Sur le plan politique, la question a cristallisé les tensions. Le chef de la minorité démocrate au Sénat, Chuck Schumer, avait mis en garde contre toute « magouille de la part de Donald Trump », en appelant à « appliquer » le texte une fois signé. De leur côté, des responsables républicains ont demandé que soient examinées les relations d’Epstein avec certaines personnalités, dont l’ex-président Bill Clinton; Pam Bondi a annoncé l’ouverture d’une enquête sur ces liens, affirmant qu’elle se fondait sur « de nouvelles informations ».
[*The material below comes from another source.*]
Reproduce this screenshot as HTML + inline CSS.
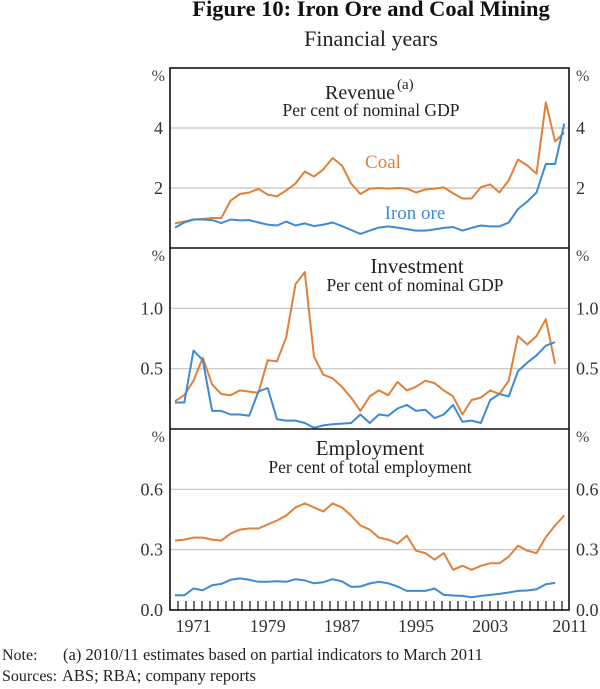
<!DOCTYPE html>
<html><head><meta charset="utf-8">
<style>
html,body{margin:0;padding:0;background:#fff;}
svg{display:block;font-family:"Liberation Serif",serif;}
</style></head>
<body>
<svg id="chart" width="600" height="689" viewBox="0 0 600 689" xmlns="http://www.w3.org/2000/svg">
  <text x="371" y="16" text-anchor="middle" font-size="22.5" font-weight="bold" fill="#111">Figure 10: Iron Ore and Coal Mining</text>
  <text x="371" y="46" text-anchor="middle" font-size="22" fill="#222">Financial years</text>
  <g id="plots"></g>
  <text x="2" y="660" font-size="16" fill="#222">Note:</text>
  <text x="63" y="660" font-size="16.5" fill="#222">(a) 2010/11 estimates based on partial indicators to March 2011</text>
  <text x="2" y="681" font-size="16" fill="#222">Sources:</text>
  <text x="62" y="681" font-size="16.5" fill="#222">ABS; RBA; company reports</text>
</svg>
<script>
const revYears0 = 1969;
const revCoal = [0.82,0.88,0.95,0.97,1.0,1.0,1.58,1.8,1.85,1.97,1.78,1.72,1.92,2.15,2.55,2.38,2.62,3.0,2.75,2.15,1.8,1.98,2.0,1.98,2.0,1.98,1.85,1.95,1.98,2.02,1.82,1.65,1.65,2.03,2.12,1.85,2.25,2.95,2.75,2.48,4.85,3.55,3.85];
const revIron = [0.68,0.85,0.95,0.95,0.93,0.83,0.95,0.92,0.93,0.85,0.78,0.75,0.88,0.75,0.82,0.73,0.78,0.85,0.73,0.6,0.47,0.58,0.68,0.72,0.68,0.63,0.58,0.58,0.62,0.67,0.7,0.58,0.67,0.75,0.72,0.72,0.85,1.3,1.55,1.85,2.8,2.8,4.15];
const invCoal = [0.23,0.28,0.40,0.59,0.37,0.29,0.28,0.32,0.31,0.30,0.57,0.56,0.76,1.2,1.3,0.6,0.45,0.42,0.35,0.26,0.15,0.27,0.32,0.28,0.39,0.32,0.35,0.40,0.38,0.32,0.27,0.12,0.24,0.26,0.32,0.29,0.40,0.77,0.70,0.77,0.91,0.54];
const invIron = [0.22,0.22,0.65,0.57,0.15,0.15,0.12,0.12,0.11,0.31,0.34,0.08,0.07,0.07,0.05,0.01,0.03,0.04,0.045,0.05,0.12,0.05,0.12,0.11,0.17,0.2,0.15,0.16,0.09,0.12,0.2,0.06,0.07,0.05,0.24,0.29,0.27,0.48,0.55,0.61,0.69,0.72];
const empCoal = [0.345,0.35,0.36,0.36,0.35,0.345,0.38,0.40,0.405,0.405,0.425,0.445,0.47,0.51,0.53,0.51,0.49,0.53,0.51,0.47,0.42,0.40,0.36,0.35,0.33,0.37,0.295,0.283,0.25,0.283,0.2,0.22,0.2,0.22,0.232,0.232,0.265,0.32,0.295,0.283,0.362,0.42,0.47];
const empIron = [0.073,0.073,0.107,0.098,0.123,0.13,0.15,0.157,0.15,0.14,0.14,0.143,0.14,0.153,0.147,0.133,0.138,0.153,0.142,0.115,0.117,0.132,0.14,0.133,0.117,0.095,0.095,0.095,0.107,0.075,0.072,0.07,0.063,0.07,0.075,0.08,0.087,0.095,0.097,0.103,0.128,0.135];
const yearLabels = [1971,1979,1987,1995,2003,2011];
const revTicks = [2,4];
const invTicks = [0.5,1.0];
const empTicks = [0.3,0.6];

const NS = "http://www.w3.org/2000/svg";
const ORANGE = "#E0813A", BLUE = "#3F8AD6";
const L = 170, R = 569;
const g = document.getElementById('plots');
function xpt(i){ return 175 + i*9.27; }
function mk(tag, attrs){ const e=document.createElementNS(NS,tag); for(const k in attrs) e.setAttribute(k,attrs[k]); g.appendChild(e); return e; }

const panels = [
  {top:68, bottom:248, max:6, ticks:revTicks, fmt:v=>String(v), series:[[revCoal,ORANGE,'revenue-coal-line'],[revIron,BLUE,'revenue-iron-ore-line']], name:'revenue'},
  {top:248, bottom:429, max:1.5, ticks:invTicks, fmt:v=>v.toFixed(1), series:[[invCoal,ORANGE,'investment-coal-line'],[invIron,BLUE,'investment-iron-ore-line']], name:'investment'},
  {top:429, bottom:610, max:0.9, ticks:empTicks, fmt:v=>v.toFixed(1), series:[[empCoal,ORANGE,'employment-coal-line'],[empIron,BLUE,'employment-iron-ore-line']], name:'employment', zero:true}
];

panels.forEach(p=>{
  const y = v => p.bottom - v/p.max*(p.bottom-p.top);
  p.ticks.forEach(t=>{
    const gl = mk('line',{x1:L,x2:R,y1:y(t),y2:y(t),stroke:'#c4c4c4','stroke-width':1.2});
    
    
    const tl = mk('text',{x:163,y:y(t)+6,'text-anchor':'end','font-size':18,fill:'#333'});
    tl.textContent = p.fmt(t);
    
    
    const tr = mk('text',{x:576,y:y(t)+6,'font-size':18,fill:'#333'});
    tr.textContent = p.fmt(t);
    
    
  });
  if(p.zero){
    const z1 = mk('text',{x:163,y:p.bottom+6,'text-anchor':'end','font-size':18,fill:'#333'}); z1.textContent='0.0';
    
    
    const z2 = mk('text',{x:576,y:p.bottom+6,'font-size':18,fill:'#333'}); z2.textContent='0.0';
    
    
  }
  const pl = mk('text',{x:165,y:p.top+13,'text-anchor':'end','font-size':16,fill:'#444'}); pl.textContent='%';
  
  
  const pr = mk('text',{x:576,y:p.top+13,'font-size':16,fill:'#444'}); pr.textContent='%';
  
  
  p.series.forEach(s=>{
    const pts = s[0].map((v,i)=>xpt(i).toFixed(1)+','+y(v).toFixed(1)).join(' ');
    const line = mk('polyline',{points:pts,fill:'none',stroke:s[1],'stroke-width':2,'stroke-linejoin':'round'});
    
    
  });
});

const frame = mk('rect',{x:L,y:68,width:R-L,height:610-68,fill:'none',stroke:'#111','stroke-width':1.6});


[248,429].forEach(yy=>{
  const s = mk('line',{x1:L,x2:R,y1:yy,y2:yy,stroke:'#111','stroke-width':1.6});
  
  
});
for(let i=0;i<50;i++){
  const xx = L + 8*i;
  if(xx>=R) break;
  const t = mk('line',{x1:xx,x2:xx,y1:610,y2:601,stroke:'#111','stroke-width':1.2});
  
  
}
yearLabels.forEach(yr=>{
  const xx = Math.min(xpt(yr-revYears0)+(yr===2011?6:0), 570);
  const t = mk('text',{x:xx,y:632,'text-anchor':'middle','font-size':18,fill:'#333'});
  t.textContent = yr;
  
  
});

function label(txt,x,yy,size,fill,name){
  const t = mk('text',{x:x,y:yy,'text-anchor':'middle','font-size':size,fill:fill});
  t.textContent = txt;
  
  
  return t;
}
label('Revenue',360,99,20,'#222','revenue-title');
const sup = mk('text',{x:397,y:89,'font-size':15,fill:'#222'}); sup.textContent='(a)';


label('Per cent of nominal GDP',371,116,17.5,'#222','revenue-subtitle');
label('Coal',383,168,19,ORANGE,'coal-series-label');
label('Iron ore',415,219,19,BLUE,'iron-ore-series-label');
label('Investment',417,273,21,'#222','investment-title');
label('Per cent of nominal GDP',415,291,17.5,'#222','investment-subtitle');
label('Employment',370,455,21,'#222','employment-title');
label('Per cent of total employment',370,473,17.5,'#222','employment-subtitle');
</script>
</body></html>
Cette démarche a cependant suscité des réserves. Le ministère de la Justice et le FBI avaient déclaré en juillet ne pas avoir « découvert de preuves sur lesquelles fonder une enquête contre des personnes jusqu’ici non poursuivies » dans l’affaire, ce qui alimente les interrogations sur la portée et la nature des recherches annoncées aujourd’hui.
Limites et incertitudes sur les révélations
Malgré la célébration de la décision par certains responsables, plusieurs voix s’inquiètent que le mécanisme d’enquête ou les redactions prévues ne servent d’écran de fumée pour limiter la diffusion d’éléments compromettants. Thomas Massie a lui-même averti que ces enquêtes pourraient constituer « une tentative de la dernière chance pour empêcher la publication du dossier Epstein ».
Le flou demeure donc sur l’étendue réelle des documents qui seront accessibles au public et sur la nature des informations qu’ils contiendront. Les protections prévues pour les victimes et les éventuelles poursuites en cours sont des motifs légitimes de non-publication partielle, mais ils contribuent aussi à alimenter les suspicions politiques autour de la mise à disposition du dossier.
Au-delà de la procédure et des postures partisanes, la promesse de transparence ouvre une période d’attente. Le ministère de la Justice dispose désormais du délai légal prévu pour publier — ou expliquer les motifs de rétention — des documents demandés. Dans les semaines à venir, ce calendrier devrait clarifier l’ampleur effective des révélations et permettre d’évaluer si la loi aboutira à un accès substantiel aux dossiers liés à Jeffrey Epstein.